Continuous Processing: Continuous homogenization was achieved throughout the entire process from raw materials to filling, increasing production capacity by 3 times.

Selecting a flow-through cell is not a simple matter of "power matching"; the following engineering parameters must be considered:

1. Flow rate and chamber volume: Calculate the residence time based on the hourly throughput (L/h) and material viscosity to ensure the material is adequately subjected to ultrasonic treatment.

2. Material compatibility: In environments with strong acids, strong alkalis, or high-salt solvents, the corrosion resistance of the sealing material (e.g., PTFE, EPDM) and the chamber (titanium alloy/316L/Hastelloy alloy) must be confirmed.

3. Temperature control accuracy: For heat-sensitive materials, the heat exchange efficiency of the jacket must be calculated to prevent excessive local temperature rise due to cavitation effects.

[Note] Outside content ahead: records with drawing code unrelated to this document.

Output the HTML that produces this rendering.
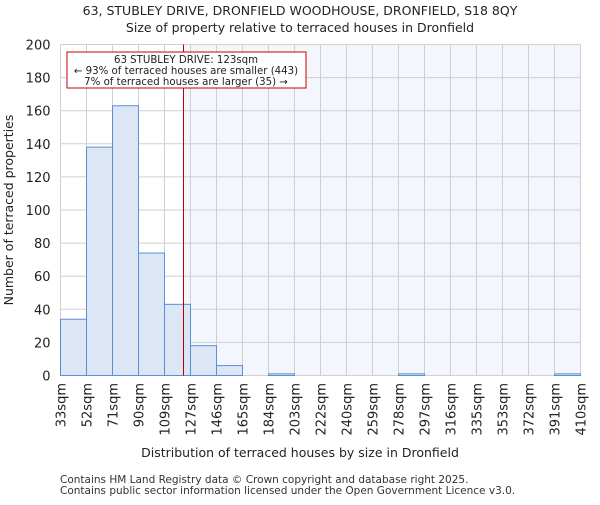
<!DOCTYPE html>
<html><head><meta charset="utf-8"><style>body{margin:0;background:#fff}svg{font-family:"DejaVu Sans","Liberation Sans",sans-serif}</style></head>
<body>
<svg id="chart" width="600" height="500" xmlns="http://www.w3.org/2000/svg">
<text x="300" y="15" text-anchor="middle" font-size="12.5" fill="#222">63, STUBLEY DRIVE, DRONFIELD WOODHOUSE, DRONFIELD, S18 8QY</text>
<text x="300" y="32" text-anchor="middle" font-size="12.5" fill="#222">Size of property relative to terraced houses in Dronfield</text>
<g id="plot"></g>
<text x="300" y="457" text-anchor="middle" font-size="12.5" fill="#222">Distribution of terraced houses by size in Dronfield</text>
<text transform="translate(13,210) rotate(-90)" text-anchor="middle" font-size="12.5" fill="#222">Number of terraced properties</text>
<text x="60" y="483" font-size="10.5" fill="#333">Contains HM Land Registry data © Crown copyright and database right 2025.</text>
<text x="60" y="494" font-size="10.5" fill="#333">Contains public sector information licensed under the Open Government Licence v3.0.</text>
</svg>
<script>
const binLabels=["33sqm","52sqm","71sqm","90sqm","109sqm","127sqm","146sqm","165sqm","184sqm","203sqm","222sqm","240sqm","259sqm","278sqm","297sqm","316sqm","335sqm","353sqm","372sqm","391sqm","410sqm"];
const binEdges=[33,52,71,90,109,127,146,165,184,203,222,240,259,278,297,316,335,353,372,391,410];
const counts=[34,138,163,74,43,18,6,0,1,0,0,0,0,1,0,0,0,0,0,1];
const yTicks=[0,20,40,60,80,100,120,140,160,180,200];
const marker=123;
const NS="http://www.w3.org/2000/svg";
const g=document.getElementById('plot');
const L=60.5,R=580.5,T=44.5,B=375.5;
const n=counts.length;
const xi=i=>L+(R-L)*i/n;
const xv=v=>{for(let i=0;i<n;i++){if(v<=binEdges[i+1])return xi(i)+(v-binEdges[i])/(binEdges[i+1]-binEdges[i])*(R-L)/n;}return R;};
const y=v=>B-(B-T)*v/200;
function mk(t,a){const e=document.createElementNS(NS,t);for(const k in a)e.setAttribute(k,a[k]);g.appendChild(e);return e;}
let e=mk('rect',{x:L,y:T,width:R-L,height:B-T,fill:'#fff'});


const mx=Math.round(xv(marker)-1.5)+0.5;
e=mk('rect',{x:mx,y:T,width:R-mx,height:B-T,fill:'#f4f6fd'});


for(let i=0;i<=n;i++){e=mk('line',{x1:xi(i),x2:xi(i),y1:T,y2:B,stroke:'#d0d0d0','stroke-width':1});

}
yTicks.forEach(t=>{e=mk('line',{x1:L,x2:R,y1:y(t),y2:y(t),stroke:'#d0d0d0','stroke-width':1});


e=mk('text',{x:L-10,y:y(t)+5,'text-anchor':'end','font-size':13,fill:'#222'});e.textContent=t;

});
counts.forEach((c,i)=>{if(c<=0)return;e=mk('rect',{x:xi(i),y:y(c),width:(R-L)/n,height:B-y(c),fill:'#dce6f4',stroke:'#5b8fd6','stroke-width':1});

});
binLabels.forEach((l,i)=>{e=mk('text',{transform:`translate(${xi(i)+5},383) rotate(-90)`,'text-anchor':'end','font-size':13,fill:'#222'});e.textContent=l;

});
e=mk('line',{x1:mx,x2:mx,y1:T,y2:B,stroke:'#b00','stroke-width':1});


e=mk('rect',{x:67,y:52,width:239,height:36,fill:'#fff',stroke:'#c00','stroke-width':1});


[["63 STUBLEY DRIVE: 123sqm",63],["← 93% of terraced houses are smaller (443)",74],["7% of terraced houses are larger (35) →",85]].forEach(a=>{e=mk('text',{x:186,y:a[1],'text-anchor':'middle','font-size':10.2,fill:'#222'});e.textContent=a[0];

});
</script>
</body></html>
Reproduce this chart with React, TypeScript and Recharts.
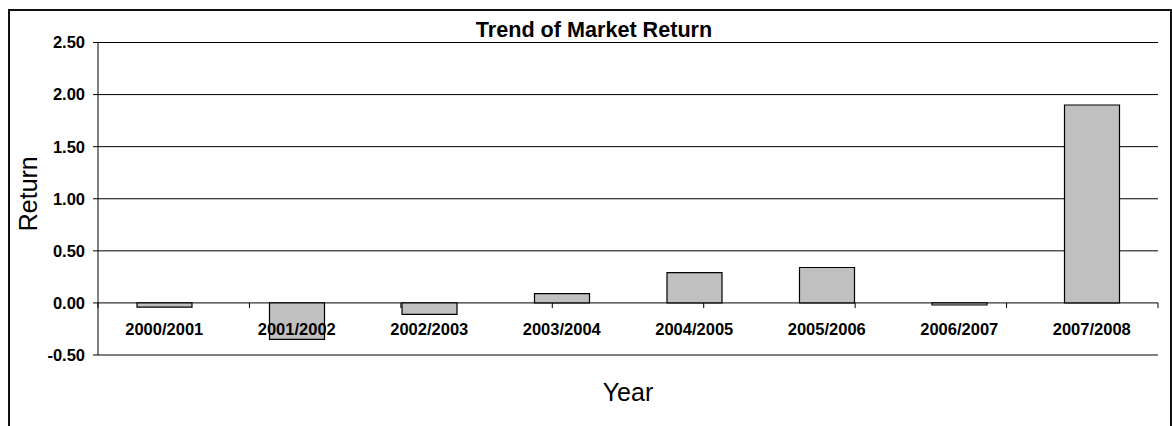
import React from 'react';
import {
  BarChart,
  Bar,
  XAxis,
  YAxis,
  CartesianGrid,
  ReferenceLine,
  Customized,
} from 'recharts';

const years = [
  '2000/2001',
  '2001/2002',
  '2002/2003',
  '2003/2004',
  '2004/2005',
  '2005/2006',
  '2006/2007',
  '2007/2008',
];
const returns = [-0.04, -0.35, -0.11, 0.09, 0.29, 0.34, -0.02, 1.9];
const yTicks = [-0.5, 0, 0.5, 1, 1.5, 2, 2.5];
// boundaries between categories, where the tick marks on the zero line sit
const boundaries = [0, 1, 2, 3, 4, 5, 6, 7, 8];

const data = years.map((year, i) => ({ year, value: returns[i] }));

const FONT = '"Liberation Sans", Arial, Helvetica, sans-serif';

function CategoryTick({ x, y, payload }: any) {
  return (
    <text
      x={x}
      y={y - 20}
      textAnchor="middle"
      fontFamily={FONT}
      fontSize={16.5}
      fontWeight="bold"
      fill="#000"
    >
      {payload.value}
    </text>
  );
}

export default function App() {
  return (
    <div style={{ position: 'absolute', left: 0, top: 0, width: 1172, height: 426 }}>
      <div
        style={{
          position: 'absolute',
          left: 8,
          top: 9,
          width: 1164,
          height: 417,
          boxSizing: 'border-box',
          borderTop: '2.5px solid #111',
          borderLeft: '2.5px solid #111',
          borderRight: '2.5px solid #111',
        }}
      />
      <div style={{ position: 'absolute', left: 0, top: 0 }}>
        <BarChart
          width={1172}
          height={426}
          data={data}
          margin={{ top: 42.5, right: 14, left: 38, bottom: 41 }}
        >
          <CartesianGrid vertical={false} stroke="#000" strokeWidth={1} />
          <XAxis
            dataKey="year"
            axisLine={false}
            tickLine={false}
            tickSize={0}
            tickMargin={0}
            height={30}
            interval={0}
            tick={<CategoryTick />}
            label={{
              content: ({ viewBox }: any) => (
                <text
                  x={viewBox.x + viewBox.width / 2}
                  y={viewBox.y + 46}
                  textAnchor="middle"
                  fontFamily={FONT}
                  fontSize={25}
                  fill="#000"
                >
                  Year
                </text>
              ),
            }}
          />
          <XAxis xAxisId="n" type="number" domain={[0, 8]} hide />
          <YAxis
            domain={[-0.5, 2.5]}
            ticks={yTicks}
            interval={0}
            width={60}
            tickSize={5}
            tickMargin={8}
            axisLine={{ stroke: '#000' }}
            tickLine={{ stroke: '#000' }}
            tickFormatter={(v: number) => v.toFixed(2)}
            tick={{ fill: '#000', fontSize: 16.5, fontWeight: 'bold', fontFamily: FONT }}
            label={{
              content: ({ viewBox }: any) => {
                const cy = viewBox.y + viewBox.height / 2 - 5;
                return (
                  <text
                    x={28}
                    y={cy}
                    transform={`rotate(-90, 28, ${cy})`}
                    textAnchor="middle"
                    dominantBaseline="central"
                    fontFamily={FONT}
                    fontSize={25}
                    fill="#000"
                  >
                    Return
                  </text>
                );
              },
            }}
          />
          {boundaries.map((b) => (
            <ReferenceLine
              key={b}
              xAxisId="n"
              segment={[
                { x: b, y: 0 },
                { x: b, y: -0.05 },
              ]}
              stroke="#000"
              strokeWidth={1}
              ifOverflow="visible"
            />
          ))}
          <Bar
            dataKey="value"
            fill="#C0C0C0"
            stroke="#000"
            strokeWidth={1.2}
            barSize={55}
            isAnimationActive={false}
          />
          <Customized
            component={() => (
              <text
                x={594}
                y={36.5}
                textAnchor="middle"
                fontFamily={FONT}
                fontSize={21.6}
                fontWeight="bold"
                fill="#000"
              >
                Trend of Market Return
              </text>
            )}
          />
        </BarChart>
      </div>
    </div>
  );
}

4. System integration: The flow-through cell needs to work in conjunction with a peristaltic pump/centrifugal pump, storage tank, and PLC control system. It is recommended to prioritize suppliers that provide complete process packages for the entire production line.

An ultrasonic flow cell is not simply a "pipeline + probe," but a systems engineering project involving acoustic field design, fluid dynamics simulation, and materials science. For users planning to transition from "intermittent" to "continuous" production, choosing a manufacturer with fluid simulation capabilities and a database of real-world applications is crucial. We recommend conducting small-scale sample testing before project initiation, using data such as particle size analysis and scanning electron microscopy to verify the compatibility between the equipment and materials, ensuring a high success rate for process scale-up.